> **Task directions**
Exactly repeat the material, dropping only the pictures.
[BEGIN Information supplied]
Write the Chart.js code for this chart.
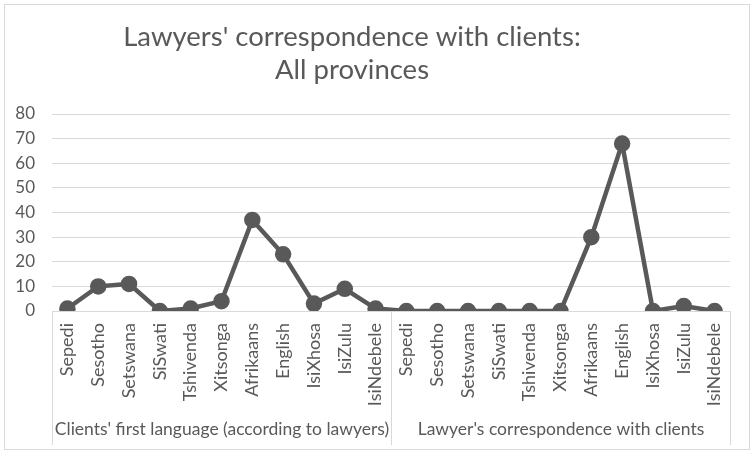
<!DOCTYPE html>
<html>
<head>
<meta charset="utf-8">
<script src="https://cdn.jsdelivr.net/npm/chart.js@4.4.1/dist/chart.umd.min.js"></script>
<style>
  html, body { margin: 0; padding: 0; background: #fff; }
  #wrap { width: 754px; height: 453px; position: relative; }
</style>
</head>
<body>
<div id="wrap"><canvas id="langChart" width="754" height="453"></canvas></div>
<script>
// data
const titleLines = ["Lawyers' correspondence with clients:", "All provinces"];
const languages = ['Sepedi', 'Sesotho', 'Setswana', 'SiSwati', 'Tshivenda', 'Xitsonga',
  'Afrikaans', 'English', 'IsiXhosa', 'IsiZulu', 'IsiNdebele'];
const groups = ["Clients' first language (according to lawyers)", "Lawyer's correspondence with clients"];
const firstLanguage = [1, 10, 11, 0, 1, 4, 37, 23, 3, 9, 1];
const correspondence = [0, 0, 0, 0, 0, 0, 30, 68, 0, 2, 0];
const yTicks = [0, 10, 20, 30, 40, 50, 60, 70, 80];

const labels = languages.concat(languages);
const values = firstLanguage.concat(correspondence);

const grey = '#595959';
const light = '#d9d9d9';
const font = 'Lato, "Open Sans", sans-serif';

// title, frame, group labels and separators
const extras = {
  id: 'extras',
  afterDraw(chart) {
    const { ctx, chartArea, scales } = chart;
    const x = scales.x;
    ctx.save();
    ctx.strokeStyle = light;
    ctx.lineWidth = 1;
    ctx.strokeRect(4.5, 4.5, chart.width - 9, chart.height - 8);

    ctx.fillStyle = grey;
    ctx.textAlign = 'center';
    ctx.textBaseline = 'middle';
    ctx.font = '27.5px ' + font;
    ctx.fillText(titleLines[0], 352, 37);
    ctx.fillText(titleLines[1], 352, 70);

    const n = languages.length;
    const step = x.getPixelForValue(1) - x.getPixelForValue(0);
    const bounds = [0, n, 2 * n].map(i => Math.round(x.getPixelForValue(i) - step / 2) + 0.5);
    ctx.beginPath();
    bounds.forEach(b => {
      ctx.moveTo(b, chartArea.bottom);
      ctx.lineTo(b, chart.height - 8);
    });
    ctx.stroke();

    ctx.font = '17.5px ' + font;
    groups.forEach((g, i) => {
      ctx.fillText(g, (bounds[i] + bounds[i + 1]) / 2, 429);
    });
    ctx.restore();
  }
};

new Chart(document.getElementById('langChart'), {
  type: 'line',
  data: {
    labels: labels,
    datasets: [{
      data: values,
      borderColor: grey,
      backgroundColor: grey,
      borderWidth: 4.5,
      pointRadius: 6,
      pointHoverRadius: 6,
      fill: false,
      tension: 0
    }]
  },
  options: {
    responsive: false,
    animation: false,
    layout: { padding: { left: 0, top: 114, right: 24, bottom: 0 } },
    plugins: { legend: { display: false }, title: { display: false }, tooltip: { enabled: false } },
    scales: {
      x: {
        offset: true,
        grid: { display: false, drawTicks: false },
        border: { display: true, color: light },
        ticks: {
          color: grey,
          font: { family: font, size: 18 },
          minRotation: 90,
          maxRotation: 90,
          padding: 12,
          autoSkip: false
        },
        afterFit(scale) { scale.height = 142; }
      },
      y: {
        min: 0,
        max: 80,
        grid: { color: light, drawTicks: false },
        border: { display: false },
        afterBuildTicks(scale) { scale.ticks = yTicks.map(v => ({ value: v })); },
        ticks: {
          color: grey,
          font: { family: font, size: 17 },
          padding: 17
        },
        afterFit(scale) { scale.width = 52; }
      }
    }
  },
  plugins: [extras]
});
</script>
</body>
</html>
[END Information supplied]
> **Response below**
Write the Chart.js code for this chart.
<!DOCTYPE html>
<html>
<head>
<meta charset="utf-8">
<script src="https://cdn.jsdelivr.net/npm/chart.js@4.4.1/dist/chart.umd.min.js"></script>
<style>
  html, body { margin: 0; padding: 0; background: #fff; }
  #wrap { width: 754px; height: 453px; position: relative; }
</style>
</head>
<body>
<div id="wrap"><canvas id="langChart" width="754" height="453"></canvas></div>
<script>
// data
const titleLines = ["Lawyers' correspondence with clients:", "All provinces"];
const languages = ['Sepedi', 'Sesotho', 'Setswana', 'SiSwati', 'Tshivenda', 'Xitsonga',
  'Afrikaans', 'English', 'IsiXhosa', 'IsiZulu', 'IsiNdebele'];
const groups = ["Clients' first language (according to lawyers)", "Lawyer's correspondence with clients"];
const firstLanguage = [1, 10, 11, 0, 1, 4, 37, 23, 3, 9, 1];
const correspondence = [0, 0, 0, 0, 0, 0, 30, 68, 0, 2, 0];
const yTicks = [0, 10, 20, 30, 40, 50, 60, 70, 80];

const labels = languages.concat(languages);
const values = firstLanguage.concat(correspondence);

const grey = '#595959';
const light = '#d9d9d9';
const font = 'Lato, "Open Sans", sans-serif';

// title, frame, group labels and separators
const extras = {
  id: 'extras',
  afterDraw(chart) {
    const { ctx, chartArea, scales } = chart;
    const x = scales.x;
    ctx.save();
    ctx.strokeStyle = light;
    ctx.lineWidth = 1;
    ctx.strokeRect(4.5, 4.5, chart.width - 9, chart.height - 8);

    ctx.fillStyle = grey;
    ctx.textAlign = 'center';
    ctx.textBaseline = 'middle';
    ctx.font = '27.5px ' + font;
    ctx.fillText(titleLines[0], 352, 37);
    ctx.fillText(titleLines[1], 352, 70);

    const n = languages.length;
    const step = x.getPixelForValue(1) - x.getPixelForValue(0);
    const bounds = [0, n, 2 * n].map(i => Math.round(x.getPixelForValue(i) - step / 2) + 0.5);
    ctx.beginPath();
    bounds.forEach(b => {
      ctx.moveTo(b, chartArea.bottom);
      ctx.lineTo(b, chart.height - 8);
    });
    ctx.stroke();

    ctx.font = '17.5px ' + font;
    groups.forEach((g, i) => {
      ctx.fillText(g, (bounds[i] + bounds[i + 1]) / 2, 429);
    });
    ctx.restore();
  }
};

new Chart(document.getElementById('langChart'), {
  type: 'line',
  data: {
    labels: labels,
    datasets: [{
      data: values,
      borderColor: grey,
      backgroundColor: grey,
      borderWidth: 4.5,
      pointRadius: 6,
      pointHoverRadius: 6,
      fill: false,
      tension: 0
    }]
  },
  options: {
    responsive: false,
    animation: false,
    layout: { padding: { left: 0, top: 114, right: 24, bottom: 0 } },
    plugins: { legend: { display: false }, title: { display: false }, tooltip: { enabled: false } },
    scales: {
      x: {
        offset: true,
        grid: { display: false, drawTicks: false },
        border: { display: true, color: light },
        ticks: {
          color: grey,
          font: { family: font, size: 18 },
          minRotation: 90,
          maxRotation: 90,
          padding: 12,
          autoSkip: false
        },
        afterFit(scale) { scale.height = 142; }
      },
      y: {
        min: 0,
        max: 80,
        grid: { color: light, drawTicks: false },
        border: { display: false },
        afterBuildTicks(scale) { scale.ticks = yTicks.map(v => ({ value: v })); },
        ticks: {
          color: grey,
          font: { family: font, size: 17 },
          padding: 17
        },
        afterFit(scale) { scale.width = 52; }
      }
    }
  },
  plugins: [extras]
});
</script>
</body>
</html>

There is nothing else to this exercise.